Statistics from the U.S. Department of Justice shows that domestic violence homicides committed by a current or former dating partner has risen for three consecutive decades. In response to this so-called “boyfriend loophole,” Sen. Amy Klobuchar (D-Minn.) introduced the “Protecting Domestic Violence and Stalking Victims Act of 2015” to prohibit people convicted of misdemeanor crimes of stalking from possessing firearms and expand the victims protected to include dating partners. Others have introduced similar bills. [Ceasefire Oregon is working to introduce a bill in 2017 to close the “boyfriend loophole.”]
Campbell says that while some states have robust laws and protocols in place to prevent high-risk individuals from acquiring or keeping guns, there are other loopholes. Some domestic violence offenders possess multiple guns and don’t register them all, she says. They might hand over one gun to law enforcement but have access to others.
“Maybe they give one gun to a friend or family member,” says Campbell, who has been working for years to try to strengthen laws needed to keep guns away from perpetrators of domestic violence and safeguard victims. “Authorities need to be careful to check how many guns a person owns.

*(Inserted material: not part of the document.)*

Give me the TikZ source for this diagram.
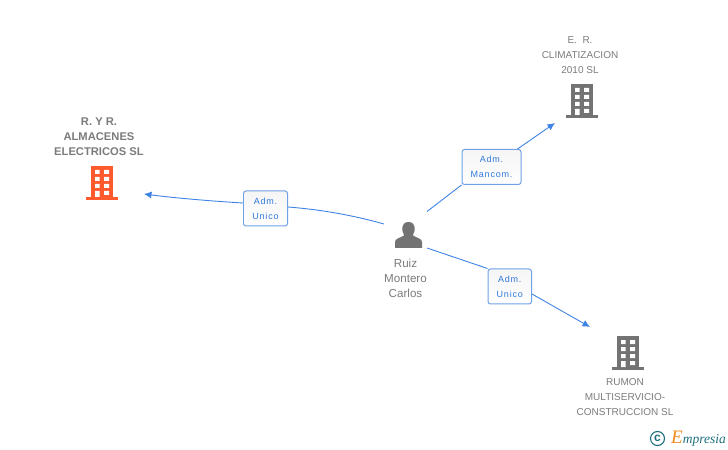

This might involve tedious paperwork and often gets overlooked.”
A person convicted of a domestic violence crime can also purchase a gun without a background check at a gun show, for example, she says. [In Oregon, the Gun Show Loophole was closed in 2000. Universal background checks became law in Oregon in 2015.]
Do stricter laws reduce gun violence by domestic partners?
Evidence suggests that laws aimed at keeping guns out of the hands of domestic violence offenders do work.
A 2010 study published in the journal Injury Prevention found that state statutes restricting those under domestic violence restraining orders from accessing guns, in addition to laws allowing the warrantless arrest of a violator of those restraining orders, were associated with reductions in intimate partner homicides. Similarly, a 2006 study found that state laws that prohibited gun possession by people under domestic violence restraining orders reduced intimate partner homicides of women with a firearm by 13 percent, and decreased overall intimate partner homicides by 10 percent.
“There are good laws on the books about taking guns away from known domestic violence offenders,” Campbell says. “It is imperative for us to wok with policymakers and those in the criminal justice system to enforce the laws on the books and strengthen others, as they can help save lives.”